Our cloud infrastructure provider, AWS reported elevated errors and latency for the System Manager Parameter Store service in US-East-1. You can see their report here. This AWS incident impacted the ability for AWS Lambda functions to execute since they could not read parameter values from the parameter store. This AWS incident in turn impacted the Spruce platform as described below.
The Spruce platform leverages AWS Lambdas (server-less functions) to process inbound SMS, user-facing app-based push notifications, and badge count updates for smartphones and the web. The benefit of the Lambdas is that they automatically scale up in times of high demand and scale down to maintain a minimum number of serverless functions.
The Spruce platform has designed redundancy in place to process inbound SMS and app-based push notifications without needing AWS Lambdas. In the case of failure for AWS Lambdas to execute, inbound SMS is received by an application API via a fallback webhook from our telecommunications infrastructure provider (Twilio). App based push notifications are processed by application level workers that are running in the same tasks that service the rest of the platform and are listening on the same distributed queues that the AWS Lambdas listen on.

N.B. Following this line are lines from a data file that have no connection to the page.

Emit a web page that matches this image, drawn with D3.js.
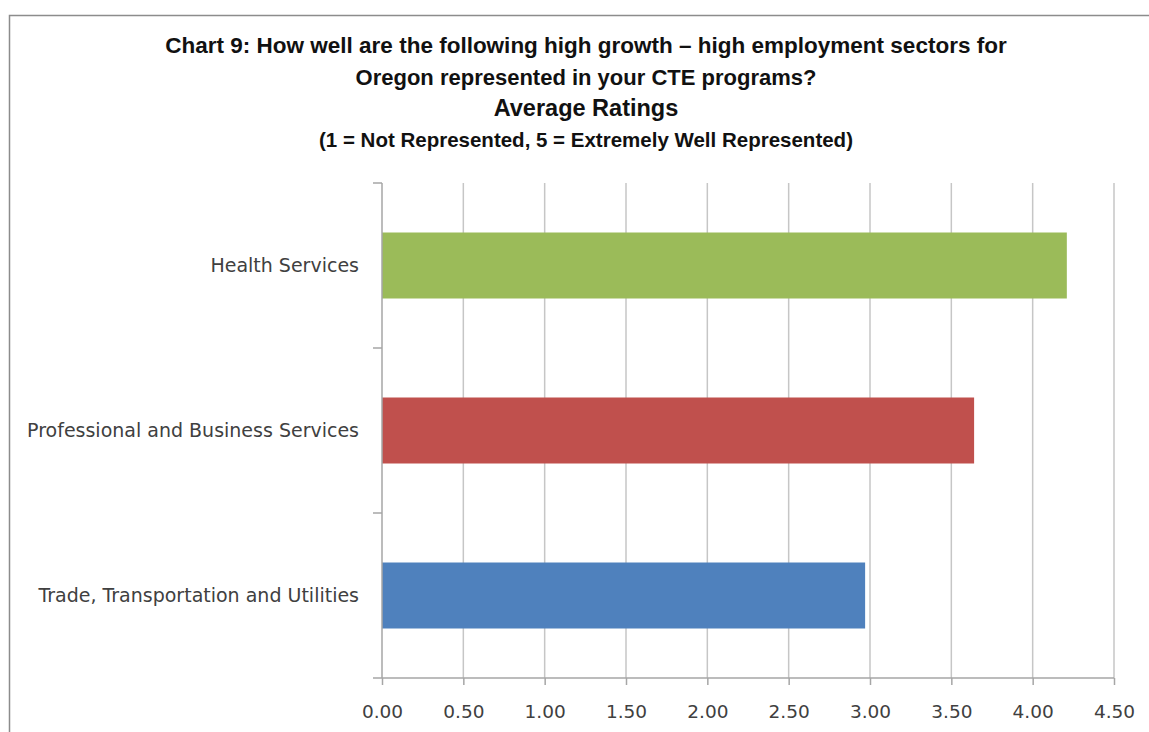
<!DOCTYPE html>
<html>
<head>
<meta charset="utf-8">
<script src="https://cdn.jsdelivr.net/npm/d3@7"></script>
<style>
  body { margin: 0; background: #fff; }
  .grid { stroke: #c6c6c6; stroke-width: 1.5; }
  .axis path, .axis line { stroke: #a6a6a6; stroke-width: 1.5; }
  .axis text { font-family: "DejaVu Sans", sans-serif; fill: #404040; }
  .title { font-family: "Liberation Sans Narrow", "Liberation Sans", sans-serif; font-weight: bold; fill: #111; }
</style>
</head>
<body>
<div class="chart"></div>
<script>
const WIDTH = 1149;
const HEIGHT = 732;

const LEFT = 382;
const RIGHT = 1114;
const TOP = 183;
const BOTTOM = 678;

// data
var categories = ["Health Services", "Professional and Business Services", "Trade, Transportation and Utilities"];
var ratings = [4.21, 3.64, 2.97];
var barColors = ["#9bbb59", "#c0504d", "#4f81bd"];
var tickValues = [0, 0.5, 1, 1.5, 2, 2.5, 3, 3.5, 4, 4.5];
var titleLines = [
  "Chart 9: How well are the following high growth \u2013 high employment sectors for",
  "Oregon represented in your CTE programs?",
  "Average Ratings",
  "(1 = Not Represented, 5 = Extremely Well Represented)"
];

var translate = function(x, y){
  return "translate(" + x + "," + y + ")";
};

var svg = d3.select(".chart").append("svg")
  .attr("width", WIDTH)
  .attr("height", HEIGHT);

// chart frame
svg.append("rect")
  .attr("x", 9.5).attr("y", 15.5)
  .attr("width", WIDTH + 20).attr("height", HEIGHT + 20)
  .attr("fill", "#fff")
  .attr("stroke", "#8c8c8c")
  .attr("stroke-width", 1.5);

// titles
var titleY = [53, 85, 116, 147];
var titleSize = [22.5, 22, 23.5, 20.5];
svg.selectAll(".title")
  .data(titleLines)
  .enter()
  .append("text")
  .attr("class", "title")
  .attr("x", 586)
  .attr("y", function(d, i){ return titleY[i]; })
  .attr("text-anchor", "middle")
  .style("font-size", function(d, i){ return titleSize[i] + "px"; })
  .text(function(d){ return d; });

var xScale = d3.scaleLinear()
  .domain([0, 4.5])
  .range([0, RIGHT - LEFT]);

var yScale = d3.scaleBand()
  .domain(categories)
  .range([0, BOTTOM - TOP])
  .paddingInner(0.6)
  .paddingOuter(0.3);

var plot = svg.append("g").attr("transform", translate(LEFT, TOP));

// vertical gridlines
plot.selectAll(".grid")
  .data(tickValues.slice(1))
  .enter()
  .append("line")
  .attr("class", "grid")
  .attr("x1", function(d){ return xScale(d); })
  .attr("x2", function(d){ return xScale(d); })
  .attr("y1", 0)
  .attr("y2", BOTTOM - TOP);

// bars
plot.selectAll(".bar")
  .data(ratings)
  .enter()
  .append("rect")
  .attr("class", "bar")
  .attr("x", 0)
  .attr("y", function(d, i){ return yScale(categories[i]); })
  .attr("width", function(d){ return xScale(d); })
  .attr("height", yScale.bandwidth())
  .attr("fill", function(d, i){ return barColors[i]; });

// x axis
var xAxis = d3.axisBottom(xScale)
  .tickValues(tickValues)
  .tickFormat(d3.format(".2f"))
  .tickSize(7)
  .tickSizeOuter(0);

plot.append("g")
  .attr("class", "axis xAxis")
  .attr("transform", translate(0, BOTTOM - TOP))
  .call(xAxis)
  .call(function(g){ g.select(".domain").attr("d", "M-9,0H" + (RIGHT - LEFT)); })
  .selectAll("text")
  .attr("y", 27)
  .attr("dy", "0.71em")
  .style("font-size", "18.5px");

// y axis: ticks at category boundaries, labels at centers
var step = yScale.step();
var boundaries = d3.range(categories.length + 1).map(function(i){ return i * step; });

var yAxis = plot.append("g").attr("class", "axis yAxis");
yAxis.append("line")
  .attr("x1", 0).attr("x2", 0)
  .attr("y1", 0).attr("y2", BOTTOM - TOP);
yAxis.selectAll(".btick")
  .data(boundaries.slice(0, -1))
  .enter()
  .append("line")
  .attr("class", "btick")
  .attr("x1", -9).attr("x2", 0)
  .attr("y1", function(d){ return d; })
  .attr("y2", function(d){ return d; });
yAxis.selectAll(".catLabel")
  .data(categories)
  .enter()
  .append("text")
  .attr("class", "catLabel")
  .attr("x", -23)
  .attr("y", function(d){ return yScale(d) + yScale.bandwidth() / 2; })
  .attr("dy", "0.35em")
  .attr("text-anchor", "end")
  .style("font-size", "19px")
  .text(function(d){ return d; });
</script>
</body>
</html>
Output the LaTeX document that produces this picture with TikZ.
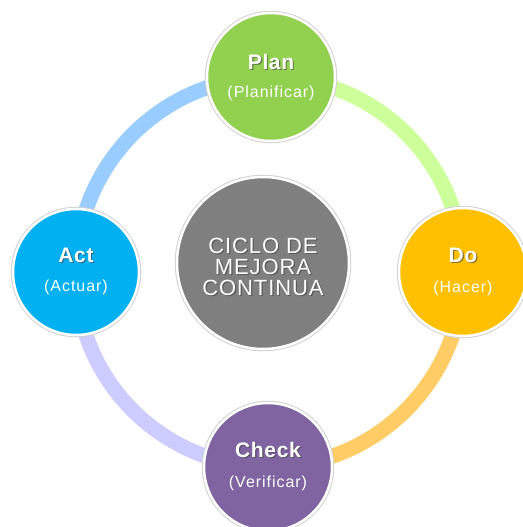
\documentclass[tikz,border=0pt]{standalone}
\usepackage{fontspec}
\setmainfont{Liberation Sans}
\newfontfamily\labfont[LetterSpace=3]{Liberation Sans}
\newfontfamily\subfont[LetterSpace=6]{Liberation Sans}
\newfontfamily\cenfont[LetterSpace=4]{Liberation Sans}
\usetikzlibrary{backgrounds}
\definecolor{plancol}{HTML}{92D050}
\definecolor{docol}{HTML}{FFC000}
\definecolor{checkcol}{HTML}{8064A2}
\definecolor{actcol}{HTML}{00B0F0}
\definecolor{cencol}{HTML}{7F7F7F}
\definecolor{arcA}{HTML}{CCFF99}
\definecolor{arcB}{HTML}{FFCC66}
\definecolor{arcC}{HTML}{CCCCFF}
\definecolor{arcD}{HTML}{99CCFF}
\definecolor{shade}{HTML}{404040}
\begin{document}
\begin{tikzpicture}[x=1pt,y=-1pt,
  phase/.style={circle, minimum size=#1, inner sep=0pt, draw=white, line width=2.5pt,
    preaction={draw=black!18, line width=4.5pt}},
  ring/.style={line width=15pt, draw=#1},
  ttl/.style={text=white, font=\labfont\fontsize{21}{21}\selectfont\bfseries, inner sep=0pt},
  ttlsh/.style={text=shade, font=\labfont\fontsize{21}{21}\selectfont\bfseries, inner sep=0pt, opacity=0.6},
  sub/.style={text=white, font=\subfont\fontsize{16}{16}\selectfont, inner sep=0pt},
  cen/.style={text=white, font=\cenfont\fontsize{22}{21}\selectfont, align=center, inner sep=0pt},
  censh/.style={text=shade, font=\cenfont\fontsize{22}{21}\selectfont, align=center, inner sep=0pt, opacity=0.6}]
\useasboundingbox (0,0) rectangle (522,527);

\node[phase=128pt, fill=plancol] (plan) at (271,77) {};
\node[phase=128pt, fill=docol] (do) at (463,272) {};
\node[phase=128pt, fill=checkcol] (check) at (268,467) {};
\node[phase=126pt, fill=actcol] (act) at (76,272) {};
\node[phase=172pt, fill=cencol] (cen) at (263,263) {};

\begin{scope}[on background layer]
  \draw[ring=arcA] (plan.center) to[bend left=45] (do.center);
  \draw[ring=arcB] (do.center) to[bend left=45] (check.center);
  \draw[ring=arcC] (check.center) to[bend left=45] (act.center);
  \draw[ring=arcD] (act.center) to[bend left=45] (plan.center);
\end{scope}

% titles (with soft shadow)
\node[ttlsh] (planTs) at ([xshift=1.2pt,yshift=14pt]plan.center) {Plan};
\node[ttl] (planT) at ([yshift=15pt]plan.center) {Plan};
\node[sub] (planS) at ([yshift=-16pt]plan.center) {(Planificar)};

\node[ttlsh] (doTs) at ([xshift=1.2pt,yshift=16pt]do.center) {Do};
\node[ttl] (doT) at ([yshift=17pt]do.center) {Do};
\node[sub] (doS) at ([yshift=-16pt]do.center) {(Hacer)};

\node[ttlsh] (checkTs) at ([xshift=1.2pt,yshift=16pt]check.center) {Check};
\node[ttl] (checkT) at ([yshift=17pt]check.center) {Check};
\node[sub] (checkS) at ([yshift=-16pt]check.center) {(Verificar)};

\node[ttlsh] (actTs) at ([xshift=1.2pt,yshift=16pt]act.center) {Act};
\node[ttl] (actT) at ([yshift=17pt]act.center) {Act};
\node[sub] (actS) at ([yshift=-15pt]act.center) {(Actuar)};

\node[censh] (cenTs) at ([xshift=1.2pt,yshift=-5.2pt]cen.center) {CICLO DE\\MEJORA\\CONTINUA};
\node[cen] (cenT) at ([yshift=-4pt]cen.center) {CICLO DE\\MEJORA\\CONTINUA};
\end{tikzpicture}
\end{document}
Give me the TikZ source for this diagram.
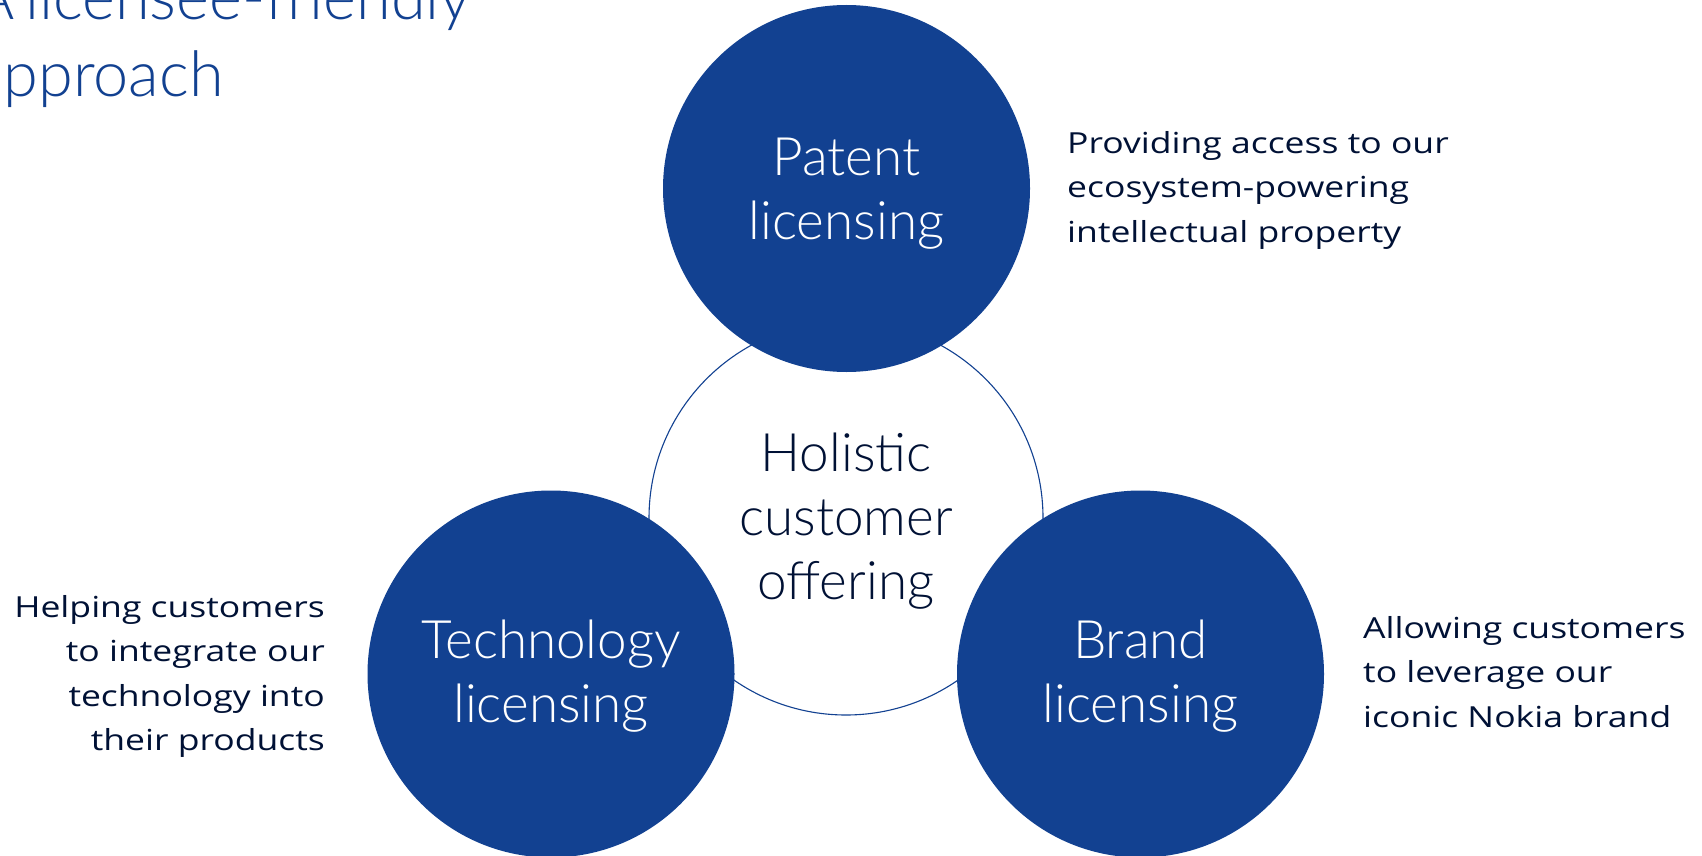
\documentclass[tikz,border=0pt]{standalone}
\usepackage{fontspec}
\setmainfont{Lato}
\newfontfamily\lightfont{Lato Light}
\newfontfamily\notefont{Open Sans}[FakeStretch=1.225]
\definecolor{nokiablue}{HTML}{124191}
\definecolor{nokiadark}{HTML}{001135}
\newcommand\titlefont{\lightfont\fontsize{63}{77}\selectfont\spaceskip=0.17em plus 0.05em\relax}
\tikzset{
  bigdisc/.style={circle, fill=nokiablue, draw=none, inner sep=0pt,
    minimum size=367pt},
  disclabel/.style={inner sep=0pt, text=white, align=center,
    font=\lightfont\fontsize{53}{64}\selectfont},
  hubring/.style={circle, draw=nokiablue, line width=1.1pt, inner sep=0pt,
    minimum size=394pt},
  hublabel/.style={inner sep=0pt, text=nokiadark, align=center,
    font=\lightfont\fontsize{53}{64}\selectfont},
  blurb/.style={inner sep=0pt, text=nokiadark,
    font=\notefont\fontsize{29}{44.5}\selectfont},
  headline/.style={inner sep=0pt, text=nokiablue, align=left,
    font=\titlefont}
}
\begin{document}
\begin{tikzpicture}[x=1pt,y=-1pt]
  \useasboundingbox (0,0) rectangle (1702,856);
  \fill[white] (0,0) rectangle (1702,856);

  % title, partly running off the page
  \node[headline, anchor=north west] (title) at (-27,-27)
    {A licensee-friendly\\approach};

  % hub ring behind the three discs
  \node[hubring] (hub) at (846,518) {};
  \node[hublabel] (hubtext) at ([yshift=-3pt]hub.center)
    {Holistic\\customer\\offering};

  % the three licensing discs
  \node[bigdisc] (patent) at (846.5,188.5) {};
  \node[bigdisc] (tech)   at (551,674)     {};
  \node[bigdisc] (brand)  at (1140.5,674)  {};
  \node[disclabel] (patenttext) at ([yshift=-5pt]patent.center) {Patent\\licensing};
  \node[disclabel] (techtext)   at ([yshift=-2pt]tech.center)   {Technology\\licensing};
  \node[disclabel] (brandtext)  at ([yshift=-2pt]brand.center)  {Brand\\licensing};

  % descriptions
  \node[blurb, anchor=north west, align=left] (patentnote) at (1067,131)
    {Providing access to our\\ecosystem-powering\\intellectual property};
  \node[blurb, anchor=north east, align=right] (technote) at (325,595)
    {Helping customers\\to integrate our\\technology into\\their products};
  \node[blurb, anchor=north west, align=left] (brandnote) at (1363,616)
    {Allowing customers\\to leverage our\\iconic Nokia brand};
\end{tikzpicture}
\end{document}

Every application level task also depends on AWS Parameter Store to pick configuration values. The AWS Parameter store is accessed by each application instance at the time of startup to pick up the configuration values and then used for the lifecycle of the application task until the next deployment or instance replacement.
Good news: Given the fallback logic in place as described above, inbound SMS and user-facing app-based push notifications continued to function without any impact to Lambdas failing. All existing application level tasks continued to operate normally as well since they do not rely on the AWS Parameter Store for normal functioning and only rely on it at startup time.
Where the impact was felt: There is typically a limited number of application-level workers running to service badge-count updates and user-facing app-based push notifications. While there was no impact to the user-facing app-based push notifications, badge-count updates were delayed because they are high throughput (also provide real time updates to the web) given the limited number of workers available to service the badge-count updates.
While typically, the Spruce engineering team can easily increase the number of tasks to keep up with and service the badge count updates, in this case that was not possible given that new tasks would not start up given their reliance on AWS Parameter store to pick up their configuration value. So the engineering team decided to stay put and survive with the delayed badge-count updates knowing that the platform was operating normally otherwise.
The user facing impact was as follows:
We have 1 solid action item that will improve the overall platform here, which is to reduce dependence on AWS Parameter store by having an in-memory cache (Redis) as a fallback. Each time an application task starts up, it will write its configuration values to Redis. If a task cannot access AWS Parameter store, it will then fallback to access the values from Redis. We are prioritizing this change given the immediate impact it can bring to the system.
This change alone will make it so that in the future, if AWS Parameter store is impacted, we can continue to bring up as many application level tasks as we’d like and AWS Lambdas would continue to function normally as well.